## GIVEN DATA

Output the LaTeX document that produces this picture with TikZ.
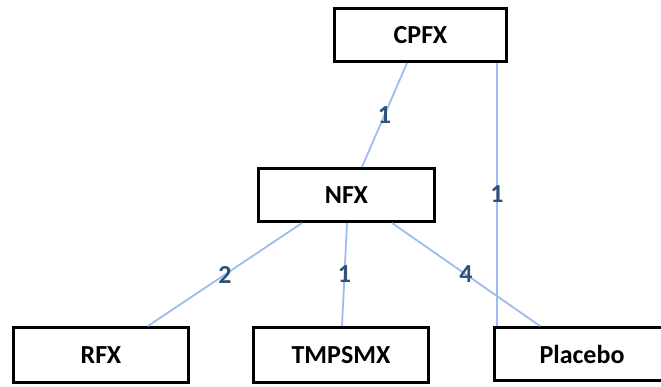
\documentclass[tikz,border=0pt]{standalone}
\usepackage{fontspec}
\setmainfont{Carlito}
\definecolor{edgeblue}{HTML}{9EBCEE}
\definecolor{labblue}{HTML}{2F5279}
\begin{document}
\begin{tikzpicture}[x=1pt,y=-1pt,
  box/.style={draw=black,line width=3pt,fill=white,inner sep=0pt,font=\fontsize{26}{30}\selectfont\bfseries,text=black},
  link/.style={draw=edgeblue,line width=1.8pt},
  wlab/.style={font=\fontsize{26}{30}\selectfont\bfseries,text=labblue,inner sep=0pt}]
\useasboundingbox (0,0) rectangle (661,386);
\node[box,minimum width=172pt,minimum height=53pt] (cpfx) at (420.5,35) {CPFX};
\node[box,minimum width=176pt,minimum height=53pt] (nfx) at (346.5,195) {NFX};
\node[box,minimum width=175pt,minimum height=55pt] (rfx) at (101,355) {RFX};
\node[box,minimum width=175pt,minimum height=55pt] (tmp) at (341,355) {TMPSMX};
\node[box,minimum width=190pt,minimum height=53pt] (plc) at (589.5,354) {\hspace*{-15pt}Placebo};
\draw[link] ([xshift=-13.5pt]cpfx.south) -- node[wlab,pos=0.5] {1} ([xshift=15.5pt]nfx.north);
\draw[link] ([xshift=76.5pt]cpfx.south) -- node[wlab,pos=0.5] {1} ([xshift=-92.5pt]plc.north);
\draw[link] ([xshift=-44.5pt]nfx.south) -- node[wlab,pos=0.5] {2} ([xshift=47pt]rfx.north);
\draw[link] ([xshift=0.5pt]nfx.south) -- node[wlab,pos=0.5] {1} ([xshift=1pt]tmp.north);
\draw[link] ([xshift=45.5pt]nfx.south) -- node[wlab,pos=0.5] {4} ([xshift=-49.5pt]plc.north);
\end{tikzpicture}
\end{document}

## DIRECTIONS FOR THIS TASK
In the copy, include no pictures; restate the listing above exactly.

## SOLUTION TO THE EXERCISE
Output the LaTeX document that produces this picture with TikZ.
\documentclass[tikz,border=0pt]{standalone}
\usepackage{fontspec}
\setmainfont{Carlito}
\definecolor{edgeblue}{HTML}{9EBCEE}
\definecolor{labblue}{HTML}{2F5279}
\begin{document}
\begin{tikzpicture}[x=1pt,y=-1pt,
  box/.style={draw=black,line width=3pt,fill=white,inner sep=0pt,font=\fontsize{26}{30}\selectfont\bfseries,text=black},
  link/.style={draw=edgeblue,line width=1.8pt},
  wlab/.style={font=\fontsize{26}{30}\selectfont\bfseries,text=labblue,inner sep=0pt}]
\useasboundingbox (0,0) rectangle (661,386);
\node[box,minimum width=172pt,minimum height=53pt] (cpfx) at (420.5,35) {CPFX};
\node[box,minimum width=176pt,minimum height=53pt] (nfx) at (346.5,195) {NFX};
\node[box,minimum width=175pt,minimum height=55pt] (rfx) at (101,355) {RFX};
\node[box,minimum width=175pt,minimum height=55pt] (tmp) at (341,355) {TMPSMX};
\node[box,minimum width=190pt,minimum height=53pt] (plc) at (589.5,354) {\hspace*{-15pt}Placebo};
\draw[link] ([xshift=-13.5pt]cpfx.south) -- node[wlab,pos=0.5] {1} ([xshift=15.5pt]nfx.north);
\draw[link] ([xshift=76.5pt]cpfx.south) -- node[wlab,pos=0.5] {1} ([xshift=-92.5pt]plc.north);
\draw[link] ([xshift=-44.5pt]nfx.south) -- node[wlab,pos=0.5] {2} ([xshift=47pt]rfx.north);
\draw[link] ([xshift=0.5pt]nfx.south) -- node[wlab,pos=0.5] {1} ([xshift=1pt]tmp.north);
\draw[link] ([xshift=45.5pt]nfx.south) -- node[wlab,pos=0.5] {4} ([xshift=-49.5pt]plc.north);
\end{tikzpicture}
\end{document}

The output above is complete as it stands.